Short problem:
Copy the data exactly as it appears, and do not include any pictures.
* START *
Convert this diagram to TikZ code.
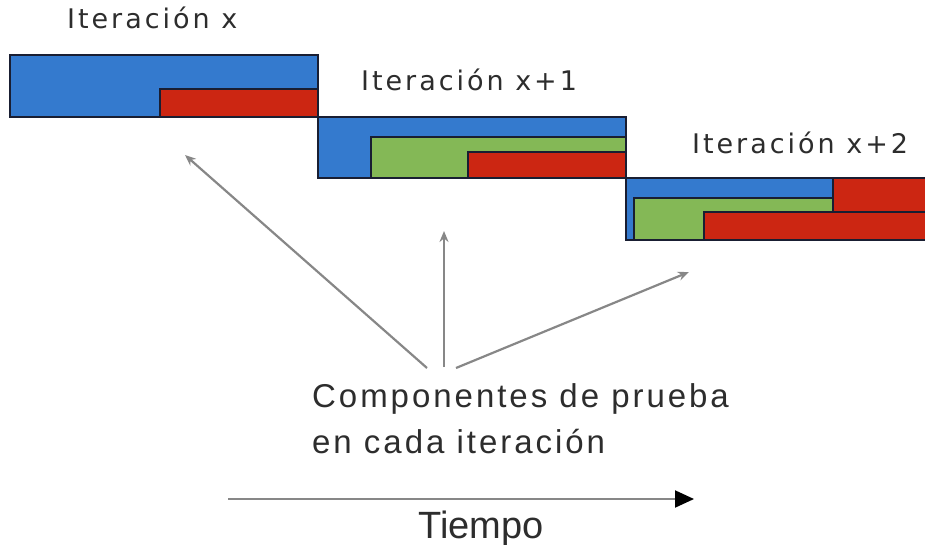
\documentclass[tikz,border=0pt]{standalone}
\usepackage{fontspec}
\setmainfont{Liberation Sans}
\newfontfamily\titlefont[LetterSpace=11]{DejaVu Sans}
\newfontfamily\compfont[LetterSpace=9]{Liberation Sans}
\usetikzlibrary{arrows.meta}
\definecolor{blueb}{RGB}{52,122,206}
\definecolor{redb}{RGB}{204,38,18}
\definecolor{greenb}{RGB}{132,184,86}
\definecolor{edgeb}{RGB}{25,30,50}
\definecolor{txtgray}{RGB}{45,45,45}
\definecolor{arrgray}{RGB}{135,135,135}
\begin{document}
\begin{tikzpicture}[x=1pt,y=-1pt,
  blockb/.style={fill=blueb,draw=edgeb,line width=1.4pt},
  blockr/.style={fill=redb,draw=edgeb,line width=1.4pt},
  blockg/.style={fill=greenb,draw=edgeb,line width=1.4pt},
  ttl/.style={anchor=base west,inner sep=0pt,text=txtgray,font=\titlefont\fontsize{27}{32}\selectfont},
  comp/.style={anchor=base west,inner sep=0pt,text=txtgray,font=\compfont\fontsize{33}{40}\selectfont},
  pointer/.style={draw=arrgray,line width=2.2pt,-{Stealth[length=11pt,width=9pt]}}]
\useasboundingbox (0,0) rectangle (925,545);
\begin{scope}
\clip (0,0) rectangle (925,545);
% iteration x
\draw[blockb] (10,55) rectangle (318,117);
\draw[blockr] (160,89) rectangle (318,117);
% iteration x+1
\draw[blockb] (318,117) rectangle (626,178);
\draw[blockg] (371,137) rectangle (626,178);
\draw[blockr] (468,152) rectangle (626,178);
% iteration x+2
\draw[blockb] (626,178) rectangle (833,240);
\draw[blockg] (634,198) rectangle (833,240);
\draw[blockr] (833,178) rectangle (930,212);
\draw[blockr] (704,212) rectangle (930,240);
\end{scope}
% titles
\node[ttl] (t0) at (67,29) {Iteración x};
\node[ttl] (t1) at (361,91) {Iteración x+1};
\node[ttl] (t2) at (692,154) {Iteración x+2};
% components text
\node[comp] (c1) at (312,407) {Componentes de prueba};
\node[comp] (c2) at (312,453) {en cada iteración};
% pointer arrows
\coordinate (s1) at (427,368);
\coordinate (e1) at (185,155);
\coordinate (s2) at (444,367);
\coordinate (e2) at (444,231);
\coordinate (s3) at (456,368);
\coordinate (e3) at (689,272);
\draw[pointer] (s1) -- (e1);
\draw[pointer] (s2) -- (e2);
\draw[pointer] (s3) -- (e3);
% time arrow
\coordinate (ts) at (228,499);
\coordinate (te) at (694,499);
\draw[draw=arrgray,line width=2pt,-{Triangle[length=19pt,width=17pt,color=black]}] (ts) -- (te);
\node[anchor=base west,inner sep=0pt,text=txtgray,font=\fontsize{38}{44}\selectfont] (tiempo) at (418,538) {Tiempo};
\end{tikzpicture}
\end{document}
* END *
Answer to this problem:
Convert this diagram to TikZ code.
\documentclass[tikz,border=0pt]{standalone}
\usepackage{fontspec}
\setmainfont{Liberation Sans}
\newfontfamily\titlefont[LetterSpace=11]{DejaVu Sans}
\newfontfamily\compfont[LetterSpace=9]{Liberation Sans}
\usetikzlibrary{arrows.meta}
\definecolor{blueb}{RGB}{52,122,206}
\definecolor{redb}{RGB}{204,38,18}
\definecolor{greenb}{RGB}{132,184,86}
\definecolor{edgeb}{RGB}{25,30,50}
\definecolor{txtgray}{RGB}{45,45,45}
\definecolor{arrgray}{RGB}{135,135,135}
\begin{document}
\begin{tikzpicture}[x=1pt,y=-1pt,
  blockb/.style={fill=blueb,draw=edgeb,line width=1.4pt},
  blockr/.style={fill=redb,draw=edgeb,line width=1.4pt},
  blockg/.style={fill=greenb,draw=edgeb,line width=1.4pt},
  ttl/.style={anchor=base west,inner sep=0pt,text=txtgray,font=\titlefont\fontsize{27}{32}\selectfont},
  comp/.style={anchor=base west,inner sep=0pt,text=txtgray,font=\compfont\fontsize{33}{40}\selectfont},
  pointer/.style={draw=arrgray,line width=2.2pt,-{Stealth[length=11pt,width=9pt]}}]
\useasboundingbox (0,0) rectangle (925,545);
\begin{scope}
\clip (0,0) rectangle (925,545);
% iteration x
\draw[blockb] (10,55) rectangle (318,117);
\draw[blockr] (160,89) rectangle (318,117);
% iteration x+1
\draw[blockb] (318,117) rectangle (626,178);
\draw[blockg] (371,137) rectangle (626,178);
\draw[blockr] (468,152) rectangle (626,178);
% iteration x+2
\draw[blockb] (626,178) rectangle (833,240);
\draw[blockg] (634,198) rectangle (833,240);
\draw[blockr] (833,178) rectangle (930,212);
\draw[blockr] (704,212) rectangle (930,240);
\end{scope}
% titles
\node[ttl] (t0) at (67,29) {Iteración x};
\node[ttl] (t1) at (361,91) {Iteración x+1};
\node[ttl] (t2) at (692,154) {Iteración x+2};
% components text
\node[comp] (c1) at (312,407) {Componentes de prueba};
\node[comp] (c2) at (312,453) {en cada iteración};
% pointer arrows
\coordinate (s1) at (427,368);
\coordinate (e1) at (185,155);
\coordinate (s2) at (444,367);
\coordinate (e2) at (444,231);
\coordinate (s3) at (456,368);
\coordinate (e3) at (689,272);
\draw[pointer] (s1) -- (e1);
\draw[pointer] (s2) -- (e2);
\draw[pointer] (s3) -- (e3);
% time arrow
\coordinate (ts) at (228,499);
\coordinate (te) at (694,499);
\draw[draw=arrgray,line width=2pt,-{Triangle[length=19pt,width=17pt,color=black]}] (ts) -- (te);
\node[anchor=base west,inner sep=0pt,text=txtgray,font=\fontsize{38}{44}\selectfont] (tiempo) at (418,538) {Tiempo};
\end{tikzpicture}
\end{document}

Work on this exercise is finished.